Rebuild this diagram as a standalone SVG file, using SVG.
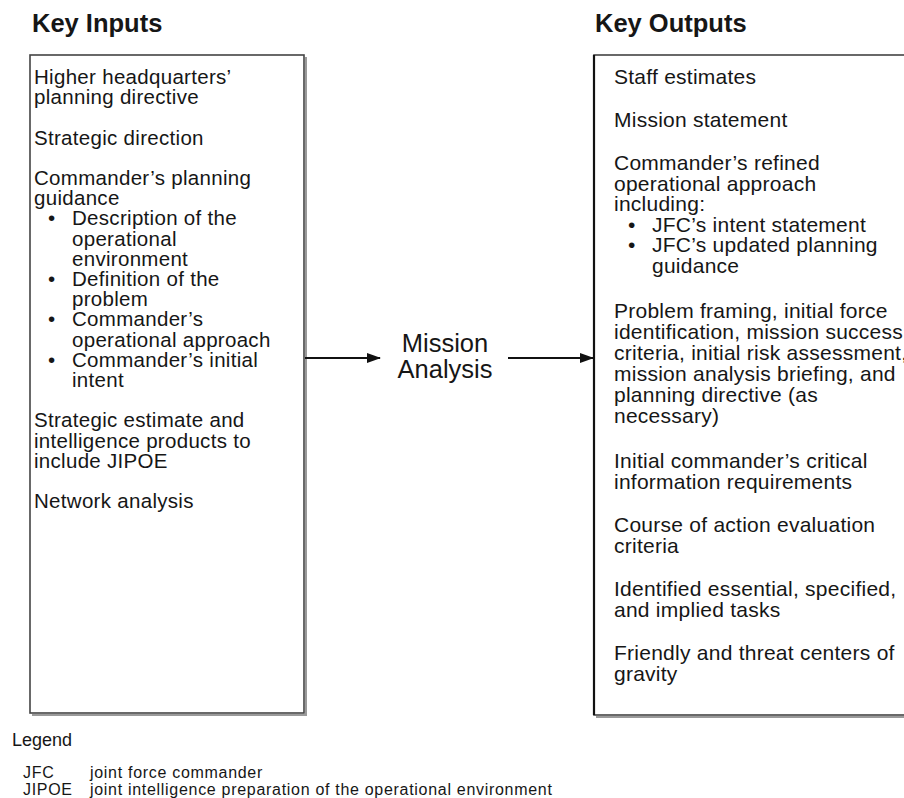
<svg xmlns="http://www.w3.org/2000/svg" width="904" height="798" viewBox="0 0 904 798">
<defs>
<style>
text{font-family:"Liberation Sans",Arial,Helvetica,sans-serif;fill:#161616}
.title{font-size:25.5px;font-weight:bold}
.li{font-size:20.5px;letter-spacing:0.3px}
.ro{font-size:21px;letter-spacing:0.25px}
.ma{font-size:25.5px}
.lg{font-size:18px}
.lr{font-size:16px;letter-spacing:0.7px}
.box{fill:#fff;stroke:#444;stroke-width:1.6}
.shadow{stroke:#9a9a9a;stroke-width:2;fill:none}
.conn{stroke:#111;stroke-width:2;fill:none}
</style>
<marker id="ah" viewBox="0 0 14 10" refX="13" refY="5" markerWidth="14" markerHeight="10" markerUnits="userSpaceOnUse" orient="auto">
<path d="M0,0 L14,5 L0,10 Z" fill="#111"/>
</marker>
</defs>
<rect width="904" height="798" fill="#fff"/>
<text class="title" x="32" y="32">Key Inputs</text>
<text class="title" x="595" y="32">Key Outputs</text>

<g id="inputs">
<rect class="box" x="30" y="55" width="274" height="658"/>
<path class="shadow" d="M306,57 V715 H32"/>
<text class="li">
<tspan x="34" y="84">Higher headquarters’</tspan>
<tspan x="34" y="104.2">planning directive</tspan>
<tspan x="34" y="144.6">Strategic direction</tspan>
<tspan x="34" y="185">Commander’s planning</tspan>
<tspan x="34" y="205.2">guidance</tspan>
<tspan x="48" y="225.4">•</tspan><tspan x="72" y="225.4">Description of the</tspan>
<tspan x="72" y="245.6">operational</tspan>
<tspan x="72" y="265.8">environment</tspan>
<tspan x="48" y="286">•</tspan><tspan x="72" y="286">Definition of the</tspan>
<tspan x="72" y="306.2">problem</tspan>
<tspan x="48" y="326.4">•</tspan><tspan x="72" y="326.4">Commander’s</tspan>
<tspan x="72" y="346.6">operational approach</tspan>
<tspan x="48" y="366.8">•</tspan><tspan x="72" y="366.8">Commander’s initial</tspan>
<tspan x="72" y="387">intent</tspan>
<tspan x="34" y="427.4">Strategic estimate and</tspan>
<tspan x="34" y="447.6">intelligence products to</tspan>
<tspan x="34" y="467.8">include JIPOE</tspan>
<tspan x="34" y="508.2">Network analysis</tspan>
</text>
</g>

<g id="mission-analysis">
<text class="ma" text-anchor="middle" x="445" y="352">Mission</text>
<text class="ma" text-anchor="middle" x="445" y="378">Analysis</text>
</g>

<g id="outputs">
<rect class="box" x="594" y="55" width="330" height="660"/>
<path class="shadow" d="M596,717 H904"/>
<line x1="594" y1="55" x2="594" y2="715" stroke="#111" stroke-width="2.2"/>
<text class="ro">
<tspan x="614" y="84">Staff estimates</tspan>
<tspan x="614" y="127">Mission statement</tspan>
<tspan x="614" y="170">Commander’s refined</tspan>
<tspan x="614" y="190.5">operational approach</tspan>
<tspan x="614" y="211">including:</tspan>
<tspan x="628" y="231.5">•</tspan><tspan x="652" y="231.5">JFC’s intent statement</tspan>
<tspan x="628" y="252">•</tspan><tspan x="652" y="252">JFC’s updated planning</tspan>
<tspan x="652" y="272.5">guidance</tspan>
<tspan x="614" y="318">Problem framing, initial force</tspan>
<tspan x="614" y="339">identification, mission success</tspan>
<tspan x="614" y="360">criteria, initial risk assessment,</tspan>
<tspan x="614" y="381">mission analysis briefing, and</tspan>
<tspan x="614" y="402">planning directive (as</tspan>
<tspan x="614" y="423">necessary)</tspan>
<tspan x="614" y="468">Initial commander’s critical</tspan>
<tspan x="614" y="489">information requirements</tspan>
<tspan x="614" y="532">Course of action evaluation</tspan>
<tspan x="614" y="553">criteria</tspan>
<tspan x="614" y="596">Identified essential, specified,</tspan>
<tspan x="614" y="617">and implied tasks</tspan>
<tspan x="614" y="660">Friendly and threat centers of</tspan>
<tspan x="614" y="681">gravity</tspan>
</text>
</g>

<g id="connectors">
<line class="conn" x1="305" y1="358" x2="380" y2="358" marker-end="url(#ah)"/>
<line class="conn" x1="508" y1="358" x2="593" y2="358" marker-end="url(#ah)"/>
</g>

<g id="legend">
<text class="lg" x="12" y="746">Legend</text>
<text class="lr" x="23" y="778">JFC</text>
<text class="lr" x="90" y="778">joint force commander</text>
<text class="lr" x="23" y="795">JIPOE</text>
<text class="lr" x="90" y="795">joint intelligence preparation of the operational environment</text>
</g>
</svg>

------------------------------------------------------------

§ **WRITTEN INSTRUCTION**
Make an exact copy of the listing above. Do not include the pictures.

§ **WRITTEN ANSWER**
Rebuild this diagram as a standalone SVG file, using SVG.
<svg xmlns="http://www.w3.org/2000/svg" width="904" height="798" viewBox="0 0 904 798">
<defs>
<style>
text{font-family:"Liberation Sans",Arial,Helvetica,sans-serif;fill:#161616}
.title{font-size:25.5px;font-weight:bold}
.li{font-size:20.5px;letter-spacing:0.3px}
.ro{font-size:21px;letter-spacing:0.25px}
.ma{font-size:25.5px}
.lg{font-size:18px}
.lr{font-size:16px;letter-spacing:0.7px}
.box{fill:#fff;stroke:#444;stroke-width:1.6}
.shadow{stroke:#9a9a9a;stroke-width:2;fill:none}
.conn{stroke:#111;stroke-width:2;fill:none}
</style>
<marker id="ah" viewBox="0 0 14 10" refX="13" refY="5" markerWidth="14" markerHeight="10" markerUnits="userSpaceOnUse" orient="auto">
<path d="M0,0 L14,5 L0,10 Z" fill="#111"/>
</marker>
</defs>
<rect width="904" height="798" fill="#fff"/>
<text class="title" x="32" y="32">Key Inputs</text>
<text class="title" x="595" y="32">Key Outputs</text>

<g id="inputs">
<rect class="box" x="30" y="55" width="274" height="658"/>
<path class="shadow" d="M306,57 V715 H32"/>
<text class="li">
<tspan x="34" y="84">Higher headquarters’</tspan>
<tspan x="34" y="104.2">planning directive</tspan>
<tspan x="34" y="144.6">Strategic direction</tspan>
<tspan x="34" y="185">Commander’s planning</tspan>
<tspan x="34" y="205.2">guidance</tspan>
<tspan x="48" y="225.4">•</tspan><tspan x="72" y="225.4">Description of the</tspan>
<tspan x="72" y="245.6">operational</tspan>
<tspan x="72" y="265.8">environment</tspan>
<tspan x="48" y="286">•</tspan><tspan x="72" y="286">Definition of the</tspan>
<tspan x="72" y="306.2">problem</tspan>
<tspan x="48" y="326.4">•</tspan><tspan x="72" y="326.4">Commander’s</tspan>
<tspan x="72" y="346.6">operational approach</tspan>
<tspan x="48" y="366.8">•</tspan><tspan x="72" y="366.8">Commander’s initial</tspan>
<tspan x="72" y="387">intent</tspan>
<tspan x="34" y="427.4">Strategic estimate and</tspan>
<tspan x="34" y="447.6">intelligence products to</tspan>
<tspan x="34" y="467.8">include JIPOE</tspan>
<tspan x="34" y="508.2">Network analysis</tspan>
</text>
</g>

<g id="mission-analysis">
<text class="ma" text-anchor="middle" x="445" y="352">Mission</text>
<text class="ma" text-anchor="middle" x="445" y="378">Analysis</text>
</g>

<g id="outputs">
<rect class="box" x="594" y="55" width="330" height="660"/>
<path class="shadow" d="M596,717 H904"/>
<line x1="594" y1="55" x2="594" y2="715" stroke="#111" stroke-width="2.2"/>
<text class="ro">
<tspan x="614" y="84">Staff estimates</tspan>
<tspan x="614" y="127">Mission statement</tspan>
<tspan x="614" y="170">Commander’s refined</tspan>
<tspan x="614" y="190.5">operational approach</tspan>
<tspan x="614" y="211">including:</tspan>
<tspan x="628" y="231.5">•</tspan><tspan x="652" y="231.5">JFC’s intent statement</tspan>
<tspan x="628" y="252">•</tspan><tspan x="652" y="252">JFC’s updated planning</tspan>
<tspan x="652" y="272.5">guidance</tspan>
<tspan x="614" y="318">Problem framing, initial force</tspan>
<tspan x="614" y="339">identification, mission success</tspan>
<tspan x="614" y="360">criteria, initial risk assessment,</tspan>
<tspan x="614" y="381">mission analysis briefing, and</tspan>
<tspan x="614" y="402">planning directive (as</tspan>
<tspan x="614" y="423">necessary)</tspan>
<tspan x="614" y="468">Initial commander’s critical</tspan>
<tspan x="614" y="489">information requirements</tspan>
<tspan x="614" y="532">Course of action evaluation</tspan>
<tspan x="614" y="553">criteria</tspan>
<tspan x="614" y="596">Identified essential, specified,</tspan>
<tspan x="614" y="617">and implied tasks</tspan>
<tspan x="614" y="660">Friendly and threat centers of</tspan>
<tspan x="614" y="681">gravity</tspan>
</text>
</g>

<g id="connectors">
<line class="conn" x1="305" y1="358" x2="380" y2="358" marker-end="url(#ah)"/>
<line class="conn" x1="508" y1="358" x2="593" y2="358" marker-end="url(#ah)"/>
</g>

<g id="legend">
<text class="lg" x="12" y="746">Legend</text>
<text class="lr" x="23" y="778">JFC</text>
<text class="lr" x="90" y="778">joint force commander</text>
<text class="lr" x="23" y="795">JIPOE</text>
<text class="lr" x="90" y="795">joint intelligence preparation of the operational environment</text>
</g>
</svg>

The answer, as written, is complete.